Maurice Obstfeld

Research Expertise and Interest

economics, monetary and fiscal remedies for deflation, open-market purchases in a liquidity trap, exchange rates, and monetary policy, international finance, open-economy macroeconomics, macroeconomic history

Research Description

Maurice Obstfeld is the Class of 1958 Professor of Economics. His current research is in dynamic open-economy models with nominal rigidities, exchange rates and international financial crises, global capital-market integration in historical perspective, and monetary policy in open economies. He joined Berkeley in 1989 as a professor, following appointments at Columbia (1979-1986) and the University of Pennsylvania (1986-1989).  He was also a visiting professor at Harvard between 1989 and 1991.  He received his Ph.D. from MIT in 1979, following degrees from the University of Pennsylvania and the University of Cambridge.  In 2014-2015 he was a Member of President Obama’s Council of Economic Advisers, and from 2015-2018 he served as chief economist at the International Monetary Fund.  Before that, he served as an honorary adviser to the Bank of Japan’s Institute of Monetary and Economic Studies.  Among Professor Obstfeld's honors are the Frank Graham Lecture at Princeton, the inaugural Mundell-Fleming Lecture of the International Monetary Fund, the Bernhard Harms Prize and Lecture of the Kiel Institute for World Economy, and the Richard Ely Lecture of the American Economic Association.  Professor Obstfeld is a Fellow of the Econometric Society and the American Academy of Arts and Sciences.  He is active as a research fellow of the Centre for Economic Policy Research and a research associate of the National Bureau of Economic Research.  Most recently, he has joined the Peterson Institute for International Economics in Washington, D.C., as a nonresident senior fellow.

In the News

Prices are spiking for homes, cars and gas.

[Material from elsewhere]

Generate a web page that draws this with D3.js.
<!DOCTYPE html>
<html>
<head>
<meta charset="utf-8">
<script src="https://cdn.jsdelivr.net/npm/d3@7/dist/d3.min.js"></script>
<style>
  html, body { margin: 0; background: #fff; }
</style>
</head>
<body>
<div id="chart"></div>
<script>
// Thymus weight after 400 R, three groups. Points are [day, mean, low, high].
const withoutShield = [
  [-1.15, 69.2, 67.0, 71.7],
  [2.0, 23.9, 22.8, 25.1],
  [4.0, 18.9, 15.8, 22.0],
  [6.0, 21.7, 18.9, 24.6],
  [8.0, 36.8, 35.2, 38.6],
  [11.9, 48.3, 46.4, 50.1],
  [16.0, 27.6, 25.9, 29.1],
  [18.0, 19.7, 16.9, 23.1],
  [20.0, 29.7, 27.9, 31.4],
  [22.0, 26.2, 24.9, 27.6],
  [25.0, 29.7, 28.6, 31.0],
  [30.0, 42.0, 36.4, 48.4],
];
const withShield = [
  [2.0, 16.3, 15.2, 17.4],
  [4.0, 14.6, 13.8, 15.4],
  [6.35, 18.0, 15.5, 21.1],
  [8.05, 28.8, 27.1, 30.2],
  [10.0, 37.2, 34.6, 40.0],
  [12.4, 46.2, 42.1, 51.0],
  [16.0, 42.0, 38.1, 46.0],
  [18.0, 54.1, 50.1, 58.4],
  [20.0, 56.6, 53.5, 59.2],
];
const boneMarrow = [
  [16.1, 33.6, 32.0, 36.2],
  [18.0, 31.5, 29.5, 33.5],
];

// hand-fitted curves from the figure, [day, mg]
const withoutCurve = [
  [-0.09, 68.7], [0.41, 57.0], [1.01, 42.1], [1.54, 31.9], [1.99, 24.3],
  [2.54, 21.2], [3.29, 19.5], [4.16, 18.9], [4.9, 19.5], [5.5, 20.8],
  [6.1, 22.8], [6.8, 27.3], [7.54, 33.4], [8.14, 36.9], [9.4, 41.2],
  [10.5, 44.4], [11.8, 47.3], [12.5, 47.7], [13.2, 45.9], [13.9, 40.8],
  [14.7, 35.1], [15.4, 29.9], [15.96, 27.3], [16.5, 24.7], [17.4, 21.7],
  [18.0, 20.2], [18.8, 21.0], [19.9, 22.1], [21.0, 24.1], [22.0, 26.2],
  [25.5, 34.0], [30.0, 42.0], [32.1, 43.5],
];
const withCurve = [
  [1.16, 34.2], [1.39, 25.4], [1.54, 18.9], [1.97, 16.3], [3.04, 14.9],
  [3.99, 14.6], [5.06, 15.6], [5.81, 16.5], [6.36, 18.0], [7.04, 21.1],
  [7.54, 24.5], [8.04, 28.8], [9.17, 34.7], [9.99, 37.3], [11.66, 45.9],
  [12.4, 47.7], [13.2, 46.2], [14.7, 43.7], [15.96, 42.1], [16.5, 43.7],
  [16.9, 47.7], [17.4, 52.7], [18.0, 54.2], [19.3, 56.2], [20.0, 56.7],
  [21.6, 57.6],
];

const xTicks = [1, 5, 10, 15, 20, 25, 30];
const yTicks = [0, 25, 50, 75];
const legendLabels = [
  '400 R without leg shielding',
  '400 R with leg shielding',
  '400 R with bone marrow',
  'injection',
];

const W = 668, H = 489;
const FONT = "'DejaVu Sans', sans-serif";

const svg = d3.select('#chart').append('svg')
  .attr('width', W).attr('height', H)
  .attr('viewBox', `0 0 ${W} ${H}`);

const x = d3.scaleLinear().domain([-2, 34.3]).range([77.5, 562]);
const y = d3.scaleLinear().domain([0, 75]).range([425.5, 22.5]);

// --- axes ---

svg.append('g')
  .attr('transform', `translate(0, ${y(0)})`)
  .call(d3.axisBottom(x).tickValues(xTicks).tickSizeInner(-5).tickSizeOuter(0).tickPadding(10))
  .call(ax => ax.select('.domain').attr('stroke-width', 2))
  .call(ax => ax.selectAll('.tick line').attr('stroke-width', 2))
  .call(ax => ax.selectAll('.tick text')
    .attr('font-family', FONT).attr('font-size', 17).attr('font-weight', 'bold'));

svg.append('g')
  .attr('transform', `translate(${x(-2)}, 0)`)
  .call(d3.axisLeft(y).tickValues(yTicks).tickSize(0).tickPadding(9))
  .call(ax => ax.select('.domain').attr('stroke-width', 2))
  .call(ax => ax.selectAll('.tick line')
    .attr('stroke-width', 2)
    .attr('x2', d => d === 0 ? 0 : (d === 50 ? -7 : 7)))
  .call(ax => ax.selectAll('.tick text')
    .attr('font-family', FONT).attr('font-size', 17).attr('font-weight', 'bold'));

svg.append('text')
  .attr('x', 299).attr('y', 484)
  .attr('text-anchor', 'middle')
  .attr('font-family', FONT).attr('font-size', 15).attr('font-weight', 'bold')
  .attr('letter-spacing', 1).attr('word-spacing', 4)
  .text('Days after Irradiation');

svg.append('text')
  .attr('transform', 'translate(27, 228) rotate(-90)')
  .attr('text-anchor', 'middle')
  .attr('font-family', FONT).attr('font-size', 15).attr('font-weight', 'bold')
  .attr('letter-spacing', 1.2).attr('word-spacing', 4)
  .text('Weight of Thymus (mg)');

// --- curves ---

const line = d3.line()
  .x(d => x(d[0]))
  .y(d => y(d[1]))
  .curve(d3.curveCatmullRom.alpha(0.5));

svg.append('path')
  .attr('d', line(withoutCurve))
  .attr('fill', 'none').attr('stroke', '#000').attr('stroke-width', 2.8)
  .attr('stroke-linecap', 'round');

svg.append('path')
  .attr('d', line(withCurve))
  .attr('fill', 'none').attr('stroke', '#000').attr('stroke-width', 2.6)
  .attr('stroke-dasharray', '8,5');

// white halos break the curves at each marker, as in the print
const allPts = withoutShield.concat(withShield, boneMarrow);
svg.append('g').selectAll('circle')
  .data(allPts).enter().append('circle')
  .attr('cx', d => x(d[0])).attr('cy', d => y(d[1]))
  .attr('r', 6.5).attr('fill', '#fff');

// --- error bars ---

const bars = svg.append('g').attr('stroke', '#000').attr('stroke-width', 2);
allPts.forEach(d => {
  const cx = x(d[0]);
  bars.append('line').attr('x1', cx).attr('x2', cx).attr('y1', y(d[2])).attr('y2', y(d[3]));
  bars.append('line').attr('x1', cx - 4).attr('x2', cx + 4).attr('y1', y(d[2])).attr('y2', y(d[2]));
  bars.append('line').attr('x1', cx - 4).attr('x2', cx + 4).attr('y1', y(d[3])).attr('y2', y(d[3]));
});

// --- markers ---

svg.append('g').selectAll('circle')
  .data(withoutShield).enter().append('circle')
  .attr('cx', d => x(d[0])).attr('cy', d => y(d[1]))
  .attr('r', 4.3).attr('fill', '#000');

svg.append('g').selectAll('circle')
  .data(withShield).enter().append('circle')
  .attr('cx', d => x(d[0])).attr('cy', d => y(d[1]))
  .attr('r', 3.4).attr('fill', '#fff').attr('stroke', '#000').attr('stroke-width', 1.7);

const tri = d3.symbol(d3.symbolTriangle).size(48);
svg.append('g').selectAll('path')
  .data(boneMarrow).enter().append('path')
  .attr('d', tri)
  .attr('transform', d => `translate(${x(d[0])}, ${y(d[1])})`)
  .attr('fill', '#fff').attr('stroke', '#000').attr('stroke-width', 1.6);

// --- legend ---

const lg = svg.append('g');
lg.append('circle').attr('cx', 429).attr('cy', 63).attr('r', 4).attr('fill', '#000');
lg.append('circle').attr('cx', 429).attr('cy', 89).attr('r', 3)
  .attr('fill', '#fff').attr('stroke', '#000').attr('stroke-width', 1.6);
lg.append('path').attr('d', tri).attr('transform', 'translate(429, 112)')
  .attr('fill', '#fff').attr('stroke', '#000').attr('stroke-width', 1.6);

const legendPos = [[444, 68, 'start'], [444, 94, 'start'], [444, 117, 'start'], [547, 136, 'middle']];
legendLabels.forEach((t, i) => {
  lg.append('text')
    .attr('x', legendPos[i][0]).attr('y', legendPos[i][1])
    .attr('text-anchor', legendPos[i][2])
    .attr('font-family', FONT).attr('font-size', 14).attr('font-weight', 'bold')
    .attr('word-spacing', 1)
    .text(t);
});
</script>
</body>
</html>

Don’t be alarmed, economists say

The U.S. Department of Labor reported yesterday that the Consumer Price Index rose 5% in May, following a 4.2% jump in April. But at UC Berkeley, high-level economists are offering some calming advice: A measure of inflation is inevitable as the U.S. economy comes back online, but it will likely be modest. And it will almost certainly blow over as the economy stabilizes.

Featured in the Media

Please note: The views and opinions expressed in these articles are those of the authors and do not necessarily reflect the official policy or positions of UC Berkeley.
May 22, 2020
Maurice Obstfeld and Laura D'Andrea Tyson, Special to CalMatters
Recommending further federal action to bolster the economy, economics professor Maurice Obstfeld and business professor Laura Tyson, both members of the Governor's Council of Economic Advisers, write: "Under current conditions, the macroeconomic rationale for significant additional federal funding for state governments is compelling. If plummeting revenues force states to slam on their fiscal brakes, that will undermine the federal government's own countercyclical measures, resulting in a deeper recession, more unemployment and a slower recovery for the entire nation. ... Investors around the world are willing to make long-term loans to the federal government at very low interest rates. The Federal Reserve is committed to unlimited purchases of U.S. securities and Fed Chair Jerome Powell has warned of deep and lasting economic consequences without more fiscal support. Under current and foreseeable economic conditions, the federal government can and should fund another major economic relief package and include at least $1 trillion in flexible funding for state and local governments."